After enjoying the sunrise which was nice but again a bit cloudier than I would have preferred, I descended from the pass.  I met some herders about an hour into my decent who offered me pleasant breakfast of tea and yogurt.  As I sipped my tea and ate my yogurt with the herders, people kept stopping by to peer in through the crude door of the rock shelter at the strange looking foreigner.  I’m not sure where they came from; there were only a few rock shelters and 3 people outside when I arrived.  Once word got out they seemed to materialize from the rocks to gaze at the rare show that was me.  While the villages before the Rusi La were a mix of Buddhist and Muslims the ones after the pass were exclusively Shiite Muslim, when I reached the first village after the pass I was again invited in for tea and Ladakhi bread, a visit which took up nearly another hour.  I realized I was going to have to stop having tea or I was never going to make it to my objective of Sanko on the main Kargil-Zanskar road and I politely turned down several tea offers after that.  Fortunately for the villagers, and unfortunately for trekkers like me, the village had recently been joined by a dirt road to the main road.  Also unfortunately for me, the road had no traffic on it so I ended up having to walk most of the way to Sanko along the road before getting a lift the last 5 km.

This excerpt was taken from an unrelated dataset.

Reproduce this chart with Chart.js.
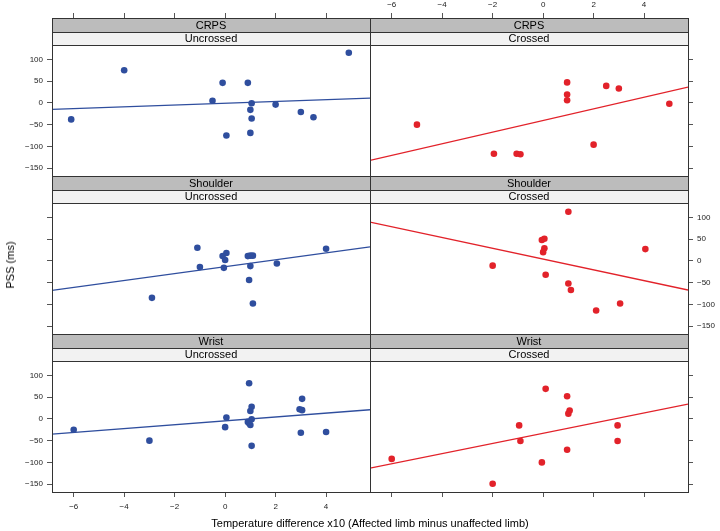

Sanko is on the Suru River and the main, only, road into Zanskar.  The dusty market town that stretches along either side of the road is not a very appealing place.  I was happy when I managed to get a jeep the same day the 28 km up to Panikhar.  Panikhar is the largest village, amidst the cluster of villages that line a large U-shaped bend in the Suru River beneath the 7000 m peaks of Nun and Kun, the next region I planned to explore.